A herbarium is a collection of dried plant specimens that bear witness to the existence of plant species at different stages in their life cycles, in diverse locations on the planet, and at precise moments in human history. In this manner, each specimen possesses intrinsic heuristic and heritage values and cannot be replaced. The idea of collecting plants goes back to the first stumblings in botany. At that remote time, plants were primarily destined to be used for medicinal purposes. The botanists therefore only collected living plants which they cultivated in a garden: this was the herbarium vivum or living herbarium.

    With the coming of the sciences, an interest in vegetation began to develop that was beyond their strict medicinal usages. The number of known plants increased and their geographic origins diversified. Paralleling this, the number of species that were difficult to cultivate in their gardens increased. It therefore became more practical to press and dry the plants and mount them on paper in order to preserve them for a long time. Thus the herbarium siccum or dry herbarium was born. The practice of accumulating specimens and building facilities to preserve them became more widespread and herbariums were constructed in all of the centers where science was flourishing. The oldest herbariums, which were spared from wars, fires, insects, and other plagues, are found in Florence and Bologne in Italy, as well as in Leiden in the Netherlands.
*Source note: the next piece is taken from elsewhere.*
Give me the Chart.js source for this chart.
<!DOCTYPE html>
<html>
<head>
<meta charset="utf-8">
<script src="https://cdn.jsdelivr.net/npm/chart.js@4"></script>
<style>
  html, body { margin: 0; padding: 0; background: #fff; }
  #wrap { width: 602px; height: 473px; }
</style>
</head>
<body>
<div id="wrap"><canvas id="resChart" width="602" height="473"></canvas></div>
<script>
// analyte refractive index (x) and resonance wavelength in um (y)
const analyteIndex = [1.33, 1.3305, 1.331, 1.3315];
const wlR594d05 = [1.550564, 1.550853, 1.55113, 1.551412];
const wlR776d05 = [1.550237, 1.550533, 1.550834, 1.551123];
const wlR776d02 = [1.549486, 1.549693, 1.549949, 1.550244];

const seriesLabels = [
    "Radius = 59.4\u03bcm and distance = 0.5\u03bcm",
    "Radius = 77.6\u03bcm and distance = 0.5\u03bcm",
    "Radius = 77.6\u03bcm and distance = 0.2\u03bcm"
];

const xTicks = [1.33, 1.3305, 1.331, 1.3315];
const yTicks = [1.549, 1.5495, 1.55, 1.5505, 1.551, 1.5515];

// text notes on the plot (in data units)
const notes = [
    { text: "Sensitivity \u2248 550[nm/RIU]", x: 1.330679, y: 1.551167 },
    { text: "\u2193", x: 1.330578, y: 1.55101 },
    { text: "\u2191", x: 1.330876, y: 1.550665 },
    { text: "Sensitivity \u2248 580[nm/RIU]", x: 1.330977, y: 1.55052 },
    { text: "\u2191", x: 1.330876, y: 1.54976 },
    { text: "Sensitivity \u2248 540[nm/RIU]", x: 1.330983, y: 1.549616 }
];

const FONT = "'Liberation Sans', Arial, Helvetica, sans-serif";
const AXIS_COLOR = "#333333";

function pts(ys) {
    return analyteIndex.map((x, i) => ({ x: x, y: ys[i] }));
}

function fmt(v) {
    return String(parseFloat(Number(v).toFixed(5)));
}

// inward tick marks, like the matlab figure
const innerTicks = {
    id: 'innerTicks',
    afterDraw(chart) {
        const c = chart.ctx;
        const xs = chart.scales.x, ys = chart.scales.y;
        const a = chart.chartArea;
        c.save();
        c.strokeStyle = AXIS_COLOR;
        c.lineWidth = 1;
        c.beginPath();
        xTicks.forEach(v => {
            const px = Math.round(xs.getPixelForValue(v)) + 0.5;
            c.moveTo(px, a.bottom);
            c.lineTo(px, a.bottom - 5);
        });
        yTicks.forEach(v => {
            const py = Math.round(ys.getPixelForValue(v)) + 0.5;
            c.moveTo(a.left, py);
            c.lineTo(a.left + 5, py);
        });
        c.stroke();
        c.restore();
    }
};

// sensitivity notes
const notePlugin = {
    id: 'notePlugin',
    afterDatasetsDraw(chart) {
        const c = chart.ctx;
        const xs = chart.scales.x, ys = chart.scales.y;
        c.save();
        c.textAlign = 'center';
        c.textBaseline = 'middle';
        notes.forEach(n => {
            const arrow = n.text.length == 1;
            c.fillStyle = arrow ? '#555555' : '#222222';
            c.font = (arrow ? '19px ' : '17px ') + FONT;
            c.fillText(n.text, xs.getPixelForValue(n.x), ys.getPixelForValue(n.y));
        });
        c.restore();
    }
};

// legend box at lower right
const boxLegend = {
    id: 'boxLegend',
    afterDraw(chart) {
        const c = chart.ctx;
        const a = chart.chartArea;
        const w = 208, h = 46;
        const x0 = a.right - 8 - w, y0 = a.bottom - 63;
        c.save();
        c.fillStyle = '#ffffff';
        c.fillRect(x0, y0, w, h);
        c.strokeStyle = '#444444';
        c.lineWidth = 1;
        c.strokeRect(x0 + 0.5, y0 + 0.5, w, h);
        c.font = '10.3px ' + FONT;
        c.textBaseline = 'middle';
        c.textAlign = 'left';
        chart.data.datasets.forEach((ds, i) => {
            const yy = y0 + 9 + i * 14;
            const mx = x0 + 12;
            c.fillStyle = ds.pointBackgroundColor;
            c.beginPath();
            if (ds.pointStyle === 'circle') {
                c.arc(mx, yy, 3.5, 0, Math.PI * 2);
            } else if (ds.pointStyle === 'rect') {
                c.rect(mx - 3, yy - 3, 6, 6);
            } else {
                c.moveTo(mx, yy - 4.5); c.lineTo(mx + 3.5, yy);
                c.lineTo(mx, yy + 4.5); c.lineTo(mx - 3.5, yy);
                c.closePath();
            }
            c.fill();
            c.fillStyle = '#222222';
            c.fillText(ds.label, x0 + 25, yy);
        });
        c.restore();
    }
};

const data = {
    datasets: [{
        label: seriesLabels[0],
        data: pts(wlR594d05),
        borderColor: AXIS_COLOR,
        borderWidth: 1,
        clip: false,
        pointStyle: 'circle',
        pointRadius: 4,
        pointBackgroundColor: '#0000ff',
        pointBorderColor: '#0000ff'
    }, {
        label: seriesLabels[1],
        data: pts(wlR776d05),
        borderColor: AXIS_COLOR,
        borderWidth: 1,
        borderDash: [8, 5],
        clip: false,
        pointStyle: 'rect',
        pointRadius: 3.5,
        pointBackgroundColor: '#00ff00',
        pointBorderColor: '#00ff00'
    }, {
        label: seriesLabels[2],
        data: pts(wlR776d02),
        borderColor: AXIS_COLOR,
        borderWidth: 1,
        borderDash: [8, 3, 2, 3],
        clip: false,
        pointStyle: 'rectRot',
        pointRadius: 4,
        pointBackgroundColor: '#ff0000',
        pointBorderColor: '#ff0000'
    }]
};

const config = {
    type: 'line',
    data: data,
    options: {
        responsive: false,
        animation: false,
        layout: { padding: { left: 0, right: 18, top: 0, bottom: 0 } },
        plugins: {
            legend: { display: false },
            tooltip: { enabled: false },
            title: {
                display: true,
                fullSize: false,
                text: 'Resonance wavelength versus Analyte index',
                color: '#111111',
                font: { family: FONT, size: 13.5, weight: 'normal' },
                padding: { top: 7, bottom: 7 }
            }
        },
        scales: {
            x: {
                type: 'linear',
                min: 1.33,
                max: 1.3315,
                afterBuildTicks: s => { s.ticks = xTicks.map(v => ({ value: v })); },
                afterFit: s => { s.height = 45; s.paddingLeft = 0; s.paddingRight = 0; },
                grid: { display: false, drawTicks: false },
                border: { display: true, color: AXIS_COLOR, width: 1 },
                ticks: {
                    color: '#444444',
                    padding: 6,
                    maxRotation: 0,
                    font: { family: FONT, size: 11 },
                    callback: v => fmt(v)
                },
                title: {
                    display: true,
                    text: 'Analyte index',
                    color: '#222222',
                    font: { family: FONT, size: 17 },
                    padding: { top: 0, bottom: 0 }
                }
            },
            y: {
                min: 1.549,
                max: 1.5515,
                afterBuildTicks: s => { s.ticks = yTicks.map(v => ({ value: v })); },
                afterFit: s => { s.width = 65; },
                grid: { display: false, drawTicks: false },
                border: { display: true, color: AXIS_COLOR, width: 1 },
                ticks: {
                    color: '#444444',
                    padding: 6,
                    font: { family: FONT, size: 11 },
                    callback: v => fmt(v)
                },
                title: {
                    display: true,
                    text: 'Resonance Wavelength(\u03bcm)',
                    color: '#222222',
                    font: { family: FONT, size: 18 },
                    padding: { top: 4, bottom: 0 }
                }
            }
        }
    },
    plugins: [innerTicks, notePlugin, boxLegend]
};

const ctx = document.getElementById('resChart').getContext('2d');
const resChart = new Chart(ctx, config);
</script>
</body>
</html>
They date back to the 16th century.

    The herbarium siccum, despite its popularity, did not completely replace the herbarium vivum. Indeed, they have persisted up to the present in the form of botanical gardens which, while still playing an important scientific role, have had their original mission to heal diseases be replaced by one emphasizing their aesthetic value. Today, the term “herbarium” applies only to the herbarium siccum.

    A herbarium specimen is above all a witness to the existence of a plant species at a specific location at a given moment of time. In regards to the profound natural and anthropogenic modifications which have occurred and are still occurring to the vegetation cover of our planet, herbariums are extremely important places of scientific and cultural heritage. Herbariums constitute an important part of our “vegetation memory”. The other part of this memory is preserved in published scientific works.
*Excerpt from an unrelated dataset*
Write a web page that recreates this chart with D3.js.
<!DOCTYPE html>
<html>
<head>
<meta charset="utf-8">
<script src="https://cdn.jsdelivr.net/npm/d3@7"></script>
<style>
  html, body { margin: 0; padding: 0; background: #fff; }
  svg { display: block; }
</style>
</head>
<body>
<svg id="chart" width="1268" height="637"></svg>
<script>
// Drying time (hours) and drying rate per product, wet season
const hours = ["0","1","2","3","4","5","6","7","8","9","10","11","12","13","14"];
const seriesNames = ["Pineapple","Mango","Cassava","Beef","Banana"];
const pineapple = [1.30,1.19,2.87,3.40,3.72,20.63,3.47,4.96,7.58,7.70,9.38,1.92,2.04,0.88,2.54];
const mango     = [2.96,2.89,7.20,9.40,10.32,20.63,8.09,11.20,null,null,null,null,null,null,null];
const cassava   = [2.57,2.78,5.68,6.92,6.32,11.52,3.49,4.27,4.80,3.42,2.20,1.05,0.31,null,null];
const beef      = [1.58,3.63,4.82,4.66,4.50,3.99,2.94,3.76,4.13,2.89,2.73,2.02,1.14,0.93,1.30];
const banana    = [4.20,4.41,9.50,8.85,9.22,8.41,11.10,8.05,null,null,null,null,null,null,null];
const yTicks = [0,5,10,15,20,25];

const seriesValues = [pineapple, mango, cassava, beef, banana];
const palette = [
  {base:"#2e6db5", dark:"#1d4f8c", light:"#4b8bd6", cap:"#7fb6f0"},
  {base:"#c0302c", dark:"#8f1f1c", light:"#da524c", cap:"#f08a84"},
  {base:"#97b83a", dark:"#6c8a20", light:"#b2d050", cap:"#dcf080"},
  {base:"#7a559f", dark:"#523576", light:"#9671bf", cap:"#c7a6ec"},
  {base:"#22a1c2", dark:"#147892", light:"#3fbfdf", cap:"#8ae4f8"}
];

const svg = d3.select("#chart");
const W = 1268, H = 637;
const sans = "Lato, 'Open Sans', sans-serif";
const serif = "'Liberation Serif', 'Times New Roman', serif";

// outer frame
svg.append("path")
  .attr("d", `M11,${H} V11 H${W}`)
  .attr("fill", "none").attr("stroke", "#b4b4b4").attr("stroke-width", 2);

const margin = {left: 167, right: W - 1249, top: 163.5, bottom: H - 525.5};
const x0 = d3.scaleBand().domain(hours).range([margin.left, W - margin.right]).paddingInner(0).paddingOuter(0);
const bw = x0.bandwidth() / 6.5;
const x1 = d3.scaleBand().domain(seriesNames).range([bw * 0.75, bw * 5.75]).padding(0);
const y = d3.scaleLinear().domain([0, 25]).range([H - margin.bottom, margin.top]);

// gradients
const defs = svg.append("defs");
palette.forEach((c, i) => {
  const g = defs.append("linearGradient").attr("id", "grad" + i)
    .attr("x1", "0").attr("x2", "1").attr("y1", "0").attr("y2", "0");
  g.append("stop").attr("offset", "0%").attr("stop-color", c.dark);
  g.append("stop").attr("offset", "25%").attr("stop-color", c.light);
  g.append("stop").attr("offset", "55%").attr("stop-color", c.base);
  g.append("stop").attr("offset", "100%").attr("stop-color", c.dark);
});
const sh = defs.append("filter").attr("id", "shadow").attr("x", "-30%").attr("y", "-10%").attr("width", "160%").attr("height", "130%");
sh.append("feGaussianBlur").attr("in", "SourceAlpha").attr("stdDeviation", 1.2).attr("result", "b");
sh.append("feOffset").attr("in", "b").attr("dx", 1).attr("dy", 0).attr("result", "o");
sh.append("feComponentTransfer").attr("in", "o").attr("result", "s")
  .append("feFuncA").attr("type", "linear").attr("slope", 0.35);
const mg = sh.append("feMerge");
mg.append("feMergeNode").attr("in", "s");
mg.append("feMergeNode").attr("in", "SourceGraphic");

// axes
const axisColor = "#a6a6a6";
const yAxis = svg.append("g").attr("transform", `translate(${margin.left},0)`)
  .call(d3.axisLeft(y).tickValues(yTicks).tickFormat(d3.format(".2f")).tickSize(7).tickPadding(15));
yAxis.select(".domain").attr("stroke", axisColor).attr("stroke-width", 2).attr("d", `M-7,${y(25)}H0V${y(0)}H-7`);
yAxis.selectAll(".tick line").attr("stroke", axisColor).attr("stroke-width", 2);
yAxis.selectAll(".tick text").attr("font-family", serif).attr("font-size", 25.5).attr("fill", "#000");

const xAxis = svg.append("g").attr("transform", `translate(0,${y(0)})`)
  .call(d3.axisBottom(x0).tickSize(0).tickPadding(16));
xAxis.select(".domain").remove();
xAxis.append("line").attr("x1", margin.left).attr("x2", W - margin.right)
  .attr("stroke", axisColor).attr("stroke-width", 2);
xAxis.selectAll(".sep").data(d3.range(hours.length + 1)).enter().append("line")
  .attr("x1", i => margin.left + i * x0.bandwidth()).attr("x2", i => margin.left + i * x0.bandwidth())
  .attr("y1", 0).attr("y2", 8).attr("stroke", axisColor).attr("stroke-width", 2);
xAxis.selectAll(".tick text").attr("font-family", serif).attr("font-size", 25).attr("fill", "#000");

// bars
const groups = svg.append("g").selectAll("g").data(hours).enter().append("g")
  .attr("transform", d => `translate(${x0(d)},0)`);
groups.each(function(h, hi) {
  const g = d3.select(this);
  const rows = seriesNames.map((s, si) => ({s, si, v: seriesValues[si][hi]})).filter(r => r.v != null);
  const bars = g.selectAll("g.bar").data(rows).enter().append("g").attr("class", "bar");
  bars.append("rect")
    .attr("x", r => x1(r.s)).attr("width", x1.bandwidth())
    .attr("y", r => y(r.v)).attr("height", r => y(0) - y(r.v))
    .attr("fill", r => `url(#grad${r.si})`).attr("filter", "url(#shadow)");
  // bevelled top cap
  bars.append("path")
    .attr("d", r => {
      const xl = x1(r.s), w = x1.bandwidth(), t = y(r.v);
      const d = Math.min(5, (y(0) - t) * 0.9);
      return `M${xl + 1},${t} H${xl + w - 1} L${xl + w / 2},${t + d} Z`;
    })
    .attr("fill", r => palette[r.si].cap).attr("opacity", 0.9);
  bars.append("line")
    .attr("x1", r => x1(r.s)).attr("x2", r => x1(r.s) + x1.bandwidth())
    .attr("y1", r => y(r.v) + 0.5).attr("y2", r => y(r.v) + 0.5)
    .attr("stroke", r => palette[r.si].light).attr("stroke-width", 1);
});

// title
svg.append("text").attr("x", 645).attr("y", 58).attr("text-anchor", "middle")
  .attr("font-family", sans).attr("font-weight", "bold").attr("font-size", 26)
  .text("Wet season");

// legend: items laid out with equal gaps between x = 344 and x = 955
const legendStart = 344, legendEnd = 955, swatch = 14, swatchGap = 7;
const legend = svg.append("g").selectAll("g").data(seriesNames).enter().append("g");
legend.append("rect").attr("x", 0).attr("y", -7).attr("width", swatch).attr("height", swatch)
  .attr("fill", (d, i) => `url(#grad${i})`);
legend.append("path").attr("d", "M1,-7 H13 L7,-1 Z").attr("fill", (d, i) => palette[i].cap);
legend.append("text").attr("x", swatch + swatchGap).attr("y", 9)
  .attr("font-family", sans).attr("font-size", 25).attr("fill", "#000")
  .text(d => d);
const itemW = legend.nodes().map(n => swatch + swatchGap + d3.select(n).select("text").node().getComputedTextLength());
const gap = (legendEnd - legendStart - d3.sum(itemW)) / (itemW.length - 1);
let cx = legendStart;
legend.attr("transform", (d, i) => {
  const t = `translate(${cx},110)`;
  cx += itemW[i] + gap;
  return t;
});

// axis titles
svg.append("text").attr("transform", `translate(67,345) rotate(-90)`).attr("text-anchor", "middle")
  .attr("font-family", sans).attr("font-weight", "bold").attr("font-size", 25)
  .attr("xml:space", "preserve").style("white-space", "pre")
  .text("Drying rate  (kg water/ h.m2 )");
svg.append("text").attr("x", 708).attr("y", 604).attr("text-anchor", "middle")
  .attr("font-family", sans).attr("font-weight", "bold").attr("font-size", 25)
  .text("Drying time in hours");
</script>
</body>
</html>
    In addition to their heritage value, herbariums are important teaching and research tools for several disciplines including botany, taxonomy, phylogeny, ecology, and biogeography. In order to play an essential role in these domains, a herbarium must possess three fundamental characteristics: it must assemble the greatest number of species possible, include all of the ontogenical development stages for each species, and contain a large number of specimens for each species.

    A herbarium is firstly a place to preserve the diverse vegetation of a given region and secondly a tool to identify plants, at any stage of development, by comparing them with the specimens in the collection. The latter is certainly the most common usage of herbariums, as it is this fundamental starting point in plant knowledge that attracts amateurs, students, professors, and professionals in the plant sciences to herbaria.